Thapa squatted beside him. “Was it here?”
“He’s gone. I saw him, and then he vanished.”
“Who?”
Jago Antia shook his head. “Someone I didn’t know before.”
“What was he doing here then?”
“He was lost.” He leaned on both their shoulders, one arm around each, for the descent down the stairs. Somehow, naked and hopping from stair to stair, he was smiling. He knew that nothing had changed. He knew he was still and forever Jago Antia, that for him it was too late for anything but a kind of solitude, that he would give his body to the fire, that in the implacable hills to the north, among the rocks, he and other men and women, each with histories of their own, would find each other for life and for death. And yet he felt free. He sat on the porch, strapping his leg on, and Amir Khan brought out three cups of tea. Thapa wrapped a sheet around Jago Antia, and looking at each other they both laughed. “Thank you,” Jago Antia said. Then they drank the tea together.
Shakti
WE HAD BEEN TALKING about Bombay that evening. Somebody, I think it was Kh
anna, was telling us about Bahadur Shah, who gave the island to the Portuguese for their help against the Moghuls. “At the beginning of everything great and monstrous,” said Khanna, “is politics.”

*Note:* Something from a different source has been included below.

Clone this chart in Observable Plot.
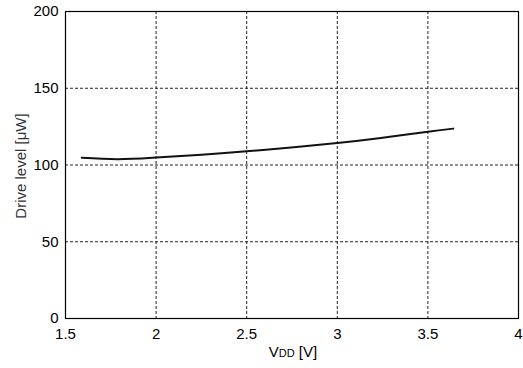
<!DOCTYPE html>
<html>
<head>
<meta charset="utf-8">
<script src="https://cdn.jsdelivr.net/npm/d3@7"></script>
<script src="https://cdn.jsdelivr.net/npm/@observablehq/plot@0.6"></script>
<style>
  html, body { margin: 0; padding: 0; background: #fff; }
</style>
</head>
<body>
<div id="chart"></div>
<script>
// Data
const vdd = [1.59, 1.79, 2.0, 2.25, 2.5, 2.76, 3.0, 3.24, 3.5, 3.64];
const driveLevel = [104.7, 103.8, 104.9, 106.7, 108.9, 111.5, 114.3, 117.6, 121.7, 123.7];
const xTicks = [1.5, 2, 2.5, 3, 3.5, 4];
const yTicks = [0, 50, 100, 150, 200];
const xGrid = [2, 2.5, 3, 3.5];
const yGrid = [50, 100, 150];

const data = vdd.map((v, i) => ({x: v, y: driveLevel[i]}));

const chart = Plot.plot({
  width: 523,
  height: 368,
  marginLeft: 65,
  marginTop: 11,
  marginRight: 5,
  marginBottom: 50,
  style: {fontFamily: "Liberation Sans, Arial, sans-serif", fontSize: "15px", color: "#000", background: "#fff"},
  x: {domain: [1.5, 4], ticks: xTicks, tickFormat: d => String(d), label: null},
  y: {domain: [0, 200], ticks: yTicks, tickFormat: d => String(d), label: null},
  marks: [
    Plot.ruleX(xGrid, {stroke: "#222", strokeWidth: 1, strokeDasharray: "3,2"}),
    Plot.ruleY(yGrid, {stroke: "#222", strokeWidth: 1, strokeDasharray: "3,2"}),
    Plot.axisX({ticks: xTicks, tickSize: 0, tickPadding: 10, fontSize: 15, tickFormat: d => String(d), label: null}),
    Plot.axisY({ticks: yTicks, tickSize: 0, tickPadding: 7, fontSize: 15, tickFormat: d => String(d), label: null}),
    Plot.frame({stroke: "#000", strokeWidth: 1.2}),
    Plot.line(data, {x: "x", y: "y", stroke: "#111", strokeWidth: 2, curve: "natural"})
  ]
});

// Axis titles with small-caps style "DD"
const svg = d3.select(chart);
const xt = svg.append("text")
  .attr("x", 293).attr("y", 357)
  .attr("text-anchor", "middle")
  .attr("font-size", 15)
  .attr("fill", "#000");
xt.append("tspan").text("V");
xt.append("tspan").attr("font-size", 11).text("DD");
xt.append("tspan").text(" [V]");

svg.append("text")
  .attr("transform", "translate(26,166) rotate(-90)")
  .attr("text-anchor", "middle")
  .attr("font-size", 15)
  .attr("fill", "#333")
  .text("Drive level [μW]");

document.getElementById("chart").appendChild(chart);
</script>
</body>
</html>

“You’re forgetting the other half,” Subramaniam said. “Remember, the Portuguese gave the island to the British as part of Catherine of Braganza’s dowry.”
“Meaning what?” I said.
“Meaning this,” said Subramaniam. “That the beginning and end of everything is a marriage.”
*
What you must understand about Sheila Bijlani is that she was always glamorous. Even nowadays, when in the corners of parties you hear the kind of jealous bitching that goes on and they say there was a day when she was nothing but the daughter of a common chemist-type shopkeeper growing up amongst potions and medicines, you must never forget that the shop was just below Kemp’s Corner. What I mean is that she was a shopkeeper’s daughter, all right, but after all, she saw the glittering women who went in and out of the shop, sometimes for aspirin, sometimes for lipstick, and Sheila watched and learnt a thing or two. So even when you see those early photographs from the Walsingham School—where she was, yes, the poor girl—what you should notice is the artistic arrangement of the hair, which she did herself, and the shortness of the grey skirt, which she achieved every morning with safety pins when she reached school. Even in those days there was no argument that Sheila had the best legs at Walsingham, and so when she finished with college and next we heard that she was going to be a hostess with Air France, it all made sense, I mean who else would you imagine pouring champagne for a movie star in some Frenchly elegant first class cabin or running down the steps of the Eiffel Tower, holding her white stilettos in one tiny and graceful hand—it had to be Sheila.